ECLI:NL:RBZWB:2024:1958
Rechtbank Zeeland-West-Brabant
- Eerste aanleg - enkelvoudig
- Rechtspraak.nl
Niet-ontvankelijkheid van beroep wegens niet betalen griffierecht in belastingzaken
In deze uitspraak van de Rechtbank Zeeland-West-Brabant op 22 maart 2024, wordt beslist over de beroepen van belanghebbende tegen de bestreden uitspraken op bezwaar van de inspecteur van de belastingdienst. De beroepen zijn gericht tegen naheffingsaanslagen motorrijtuigenbelasting en de daarbij opgelegde boetebeschikkingen voor de periodes van 31 maart 2023 tot en met 29 juni 2023 en van 30 juni 2020 tot en met 29 september 2020. De rechtbank oordeelt dat de beroepen kennelijk niet-ontvankelijk zijn, omdat het griffierecht niet is betaald. Dit oordeel is gebaseerd op artikel 8:54 van de Algemene wet bestuursrecht (Awb), dat de rechtbank in staat stelt om zonder zitting uitspraak te doen wanneer het beroep niet-ontvankelijk is.
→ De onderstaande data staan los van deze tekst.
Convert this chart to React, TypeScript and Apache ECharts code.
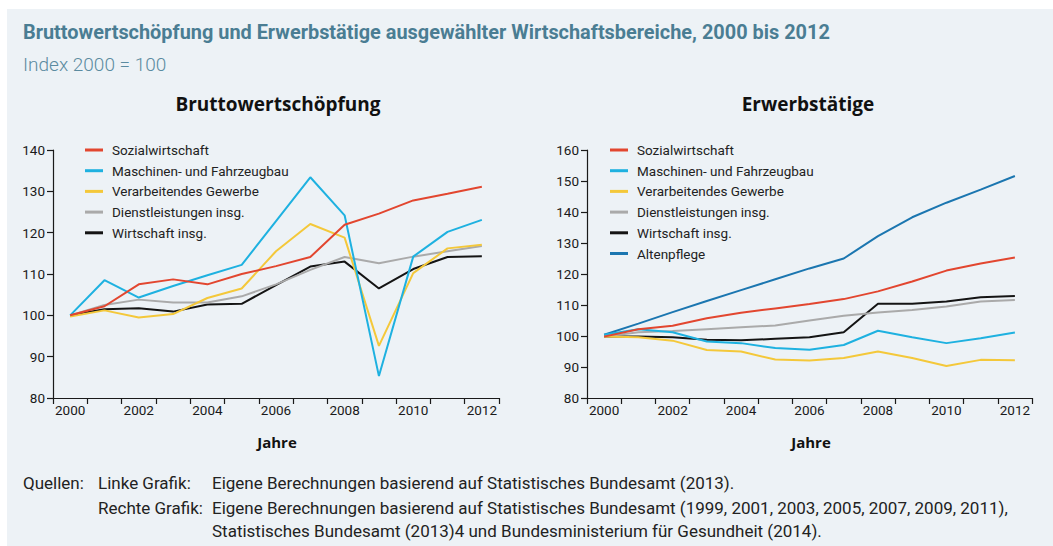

De rechtbank legt uit dat het betalen van griffierecht een vereiste is voor het instellen van beroep, zoals vastgelegd in artikel 8:41 van de Awb. In deze zaak was het griffierecht vastgesteld op € 50,-. De griffier had belanghebbende herhaaldelijk gewezen op de verplichting tot betaling van het griffierecht, maar belanghebbende heeft dit niet tijdig gedaan. De rechtbank concludeert dat er geen verontschuldigbare reden is voor het niet betalen van het griffierecht, aangezien belanghebbende geen enkele reden heeft opgegeven voor dit verzuim.
Daarom verklaart de rechtbank de beroepen niet-ontvankelijk, wat betekent dat de rechtbank de inhoudelijke beoordeling van de beroepen achterwege laat en de bestreden besluiten in stand blijven. Er is geen aanleiding voor een proceskostenveroordeling. De uitspraak is openbaar gemaakt en partijen zijn geïnformeerd over de mogelijkheid tot verzet tegen deze uitspraak.